At my son's first practice over the weekend, one of the other Soccer Moms that I don't know came over to chat me up and frankly she scared me. I couldn't tell you what she was talking about. It had to do with soccer and the game and it was all manner of seriousness and in the end, she dragged her son out of the practice in a huff over the other players (all pre-school/ Kindergarten-aged) being too small or not experienced enough or something to the effect of them not being tough enough to handle her son playing soccer with them. Whoa. Ok. Originally she offered us one of her child's old jerseys and my husband was all concerned that now, we weren't going to get it because who knows if she is coming back. Now, I'm just a novice here and the only Soccer Moms that I have to compare to my reality are fictional and end up in fist fights with other moms and the refs and coaches and that's all fake, right? This is JUST a game for KIDS, right? I mean, I'd love for my kids to become little soccer gods and end up with scholarships, but that's in a perfect world. For now, I'm just hoping they burn off some energy, have a good time and learn to be good sports while learning skills of team-manship. Win, lose or draw, I could care less about anything else. Maybe it's because I didn't do sports growing up. Maybe it's because at heart, I am a peace-loving semi-hippy-ish person who truly believes it's how you play the game and knowing you are having fun and doing your best. Sure, who doesn't love to win, but this isn't the Olympics.

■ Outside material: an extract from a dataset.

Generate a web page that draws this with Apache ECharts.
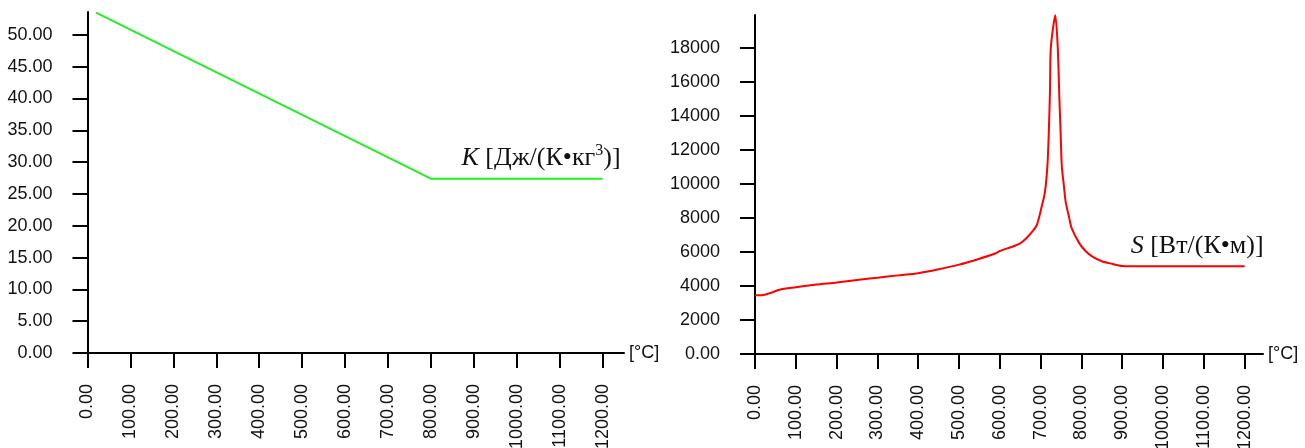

This is the first time in my life to have all kids of crazy plates spinning balanced on sticks that I'm holding. I mean, you think it's busy and it's summer and keeping kids busy is crazy, but putting them in scheduled activities and keeping them busy is just as crazy and hard. Huh. Getting everyone to school and it starts before that even, getting up at the crack of dawn to get everyone READY and then to take them and then rush-rush-rush-rush to get whatever you can done and the little one taken care of and then dinner and then activity and then ready for other things and ready for tomorrow and bed again... Whew. All in all, this past week has been a whirlwind of beginnings and we are gaining our bearings and soccer is the new thing for us and frankly, if it tires them out and they enjoy doing it and make friends, then I will feel like being a Soccer Mom is worth it's weight in gold.